A similar executive order issued shortly after September 11, 2001 applied very broadly to those determined by the president to be “specially designated global terrorists” or to be supporting or “otherwise associated” with terrorist individuals or organizations. In November 2006, a federal judge in Los Angeles struck down the order in a case brought by the Humanitarian Law Association and the Center for Constitutional Rights.
The judge ruled that the order was unconstitutionally vague because it gives the president “unfettered discretion” and because someone may be “subject to designation under the President’s authority for any reason, including for ... associating with anyone listed” as a terrorist. The case is still under litigation and appeal.

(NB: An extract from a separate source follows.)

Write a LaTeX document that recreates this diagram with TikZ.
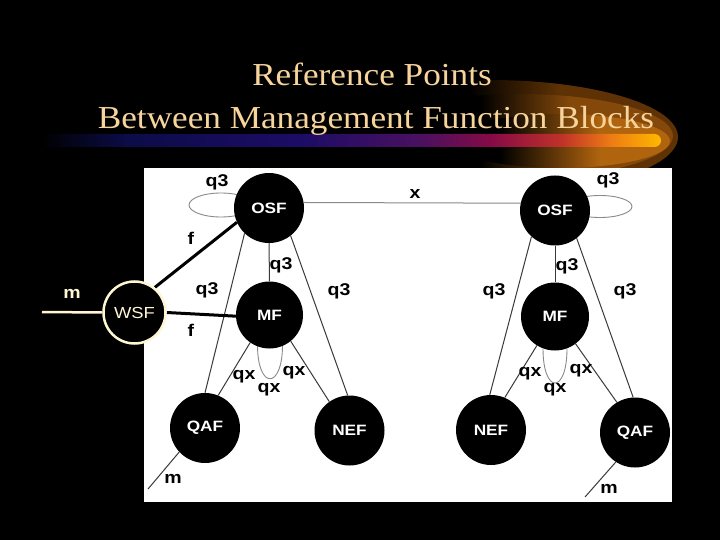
\documentclass[tikz,border=0pt]{standalone}
\usepackage{fontspec}
\setmainfont{Liberation Serif}
\newfontfamily\titlefont[FakeStretch=1.1]{Liberation Serif}
\newfontfamily\lblfont[FakeStretch=1.15]{Liberation Sans}
\usetikzlibrary{calc}
\pgfdeclarelayer{back}
\pgfdeclarelayer{mid}
\pgfsetlayers{back,mid,main}
\definecolor{titlecol}{HTML}{F6D49C}
\definecolor{cream}{HTML}{FFF6D2}
\definecolor{linegray}{HTML}{3A3A3A}
\definecolor{loopgray}{HTML}{8A8A8A}
\definecolor{bnavy}{HTML}{0C0C48}
\definecolor{bblue}{HTML}{1C0C66}
\definecolor{bpurple}{HTML}{4A1060}
\definecolor{bcrimson}{HTML}{860A46}
\definecolor{bred}{HTML}{C03228}
\definecolor{borange}{HTML}{EE7C14}
\definecolor{byellow}{HTML}{FFB800}
\definecolor{glowa}{HTML}{5E3204}
\definecolor{glowb}{HTML}{84480A}
\definecolor{glowc}{HTML}{B0640E}
\pgfdeclarehorizontalshading{barshade}{100bp}{color(0bp)=(black); color(25bp)=(black); color(32bp)=(bnavy); color(46bp)=(bblue); color(55.6bp)=(bpurple); color(61.3bp)=(bcrimson); color(67bp)=(bred); color(71bp)=(borange); color(75bp)=(byellow); color(100bp)=(byellow)}
\pgfdeclarehorizontalshading{glowshA}{100bp}{color(0bp)=(black); color(47.3bp)=(black); color(59.3bp)=(glowa); color(100bp)=(glowa)}
\pgfdeclarehorizontalshading{glowshB}{100bp}{color(0bp)=(black); color(43.5bp)=(black); color(58.2bp)=(glowb); color(100bp)=(glowb)}
\pgfdeclarehorizontalshading{glowshC}{100bp}{color(0bp)=(black); color(36.4bp)=(black); color(59.1bp)=(glowc); color(100bp)=(glowc)}
\tikzset{
  fb/.style={circle, fill=black, minimum size=70pt, inner sep=0pt, text=white,
    font=\lblfont\bfseries\fontsize{15}{15}\selectfont},
  lbl/.style={inner sep=0pt, text=black, font=\lblfont\bfseries\fontsize{17}{17}\selectfont},
  conn/.style={draw=linegray, line width=1pt},
  fconn/.style={draw=black, line width=3pt},
  xconn/.style={draw=loopgray, line width=1pt},
  loopst/.style={draw=loopgray, line width=0.9pt},
  mconn/.style={draw=cream, line width=2.5pt}
}
\begin{document}
\begin{tikzpicture}[x=1pt,y=-1pt]
\useasboundingbox (0,0) rectangle (720,540);
\begin{pgfonlayer}{back}
\fill[black] (0,0) rectangle (720,540);
\shade[shading=glowshA] (490,137) ellipse [x radius=188, y radius=57];
\shade[shading=glowshB] (520,136) ellipse [x radius=153, y radius=42];
\shade[shading=glowshC] (560,141) ellipse [x radius=110, y radius=27];
\shade[shading=barshade, rounded corners=6.5pt] (40,134) rectangle (661,147);
\fill[white] (144,168) rectangle (672,502);
\end{pgfonlayer}
\node[anchor=base, text=titlecol, font=\titlefont\fontsize{32}{32}\selectfont] (t1) at (372,86) {Reference Points};
\node[anchor=base, text=titlecol, font=\titlefont\fontsize{32}{32}\selectfont] (t2) at (376,129) {Between Management Function Blocks};
% function blocks
\node[fb] (osfl) at (269,208) {OSF};
\node[fb, minimum size=67pt] (mfl) at (269.5,315) {MF};
\node[fb] (qafl) at (205,428) {QAF};
\node[fb] (nefl) at (349.5,430.5) {NEF};
\node[fb] (osfr) at (555,210.5) {OSF};
\node[fb, minimum size=68pt] (mfr) at (555,316.5) {MF};
\node[fb] (nefr) at (491,430) {NEF};
\node[fb] (qafr) at (635,432.5) {QAF};
\node[circle, fill=black, draw=cream, line width=2.5pt, minimum size=62pt, inner sep=0pt, text=cream,
  font=\lblfont\fontsize{16}{16}\selectfont] (wsf) at (134.5,312.5) {WSF};
\coordinate (m0) at (42,312);
\coordinate (ml) at (148,489);
\coordinate (mr) at (585,497);
\begin{pgfonlayer}{mid}
\draw[loopst] ($(osfl)+(-48,-3)$) ellipse [x radius=32, y radius=12];
\draw[loopst] ($(osfr)+(45,-4)$) ellipse [x radius=32, y radius=11];
\draw[loopst] ($(mfl)+(-12,30)$) .. controls ($(mfl)+(-12,75)$) and ($(mfl)+(13,75)$) .. ($(mfl)+(13,30)$);
\draw[loopst] ($(mfr)+(-12,32)$) .. controls ($(mfr)+(-12,78)$) and ($(mfr)+(12,78)$) .. ($(mfr)+(12,32)$);
\draw[xconn] (osfl.9) -- (osfr.168);
\draw[conn] (osfl.270) -- (mfl.90);
\draw[conn] (osfl.226) -- (qafl.90);
\draw[conn] (osfl.308) -- (nefl.93);
\draw[conn] (mfl.235) -- (qafl.68);
\draw[conn] (mfl.309) -- (nefl.125);
\draw[conn] (osfr.270) -- (mfr.90);
\draw[conn] (osfr.228) -- (nefr.92);
\draw[conn] (osfr.308) -- (qafr.93);
\draw[conn] (mfr.238) -- (nefr.67);
\draw[conn] (mfr.307) -- (qafr.121);
\draw[conn] (qafl.223) -- (ml);
\draw[conn] (qafr.237) -- (mr);
\draw[fconn] (wsf.51) -- (osfl.204);
\draw[fconn] (wsf.0) -- (mfl.182);
\draw[mconn] (wsf.180) -- (m0);
\end{pgfonlayer}
% labels
\node[lbl] (a1) at (217,182) {q3};
\node[lbl] (a2) at (281,265) {q3};
\node[lbl] (a3) at (207,290) {q3};
\node[lbl] (a4) at (339,291) {q3};
\node[lbl] (a5) at (608,180) {q3};
\node[lbl] (a6) at (567,266) {q3};
\node[lbl] (a7) at (494,291) {q3};
\node[lbl] (a8) at (625,291) {q3};
\node[lbl] (ax) at (415,194) {x};
\node[lbl] (f1) at (191,238) {f};
\node[lbl] (f2) at (191,330) {f};
\node[lbl] (b1) at (244,377) {qx};
\node[lbl] (b2) at (294,373) {qx};
\node[lbl] (b3) at (269,390) {qx};
\node[lbl] (b4) at (530,374) {qx};
\node[lbl] (b5) at (581,371) {qx};
\node[lbl] (b6) at (555,390) {qx};
\node[lbl] (c1) at (173,479) {m};
\node[lbl] (c2) at (609,489) {m};
\node[lbl, text=cream] (c0) at (72,294) {m};
\end{tikzpicture}
\end{document}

A similar power is included in the “material support” statute, which dates back to 1994, but was broadened by a section of the USA Patriot Act. The law makes it a crime to provide “material support” to organizations declared to be terrorist.
Shane Kadidal, a lawyer for the Center for Constitutional Rights who represents plaintiffs challenging these provisions, told the WSWS that they give the president broad discretion not only to determine what organizations and individuals are covered, but also what defines “material support.”
“A crime of association” has been created, Kadidal said, “and all these statutes are worded very broadly.” The measures can criminalize such actions as providing humanitarian goods and services.
Kadidal called attention to the section of the July 17 executive order that prohibits individuals from receiving funds from designated organizations. “Obviously this has nothing to do with cutting off resources to the group in question,” he sad. “It is an attempt to block free association.”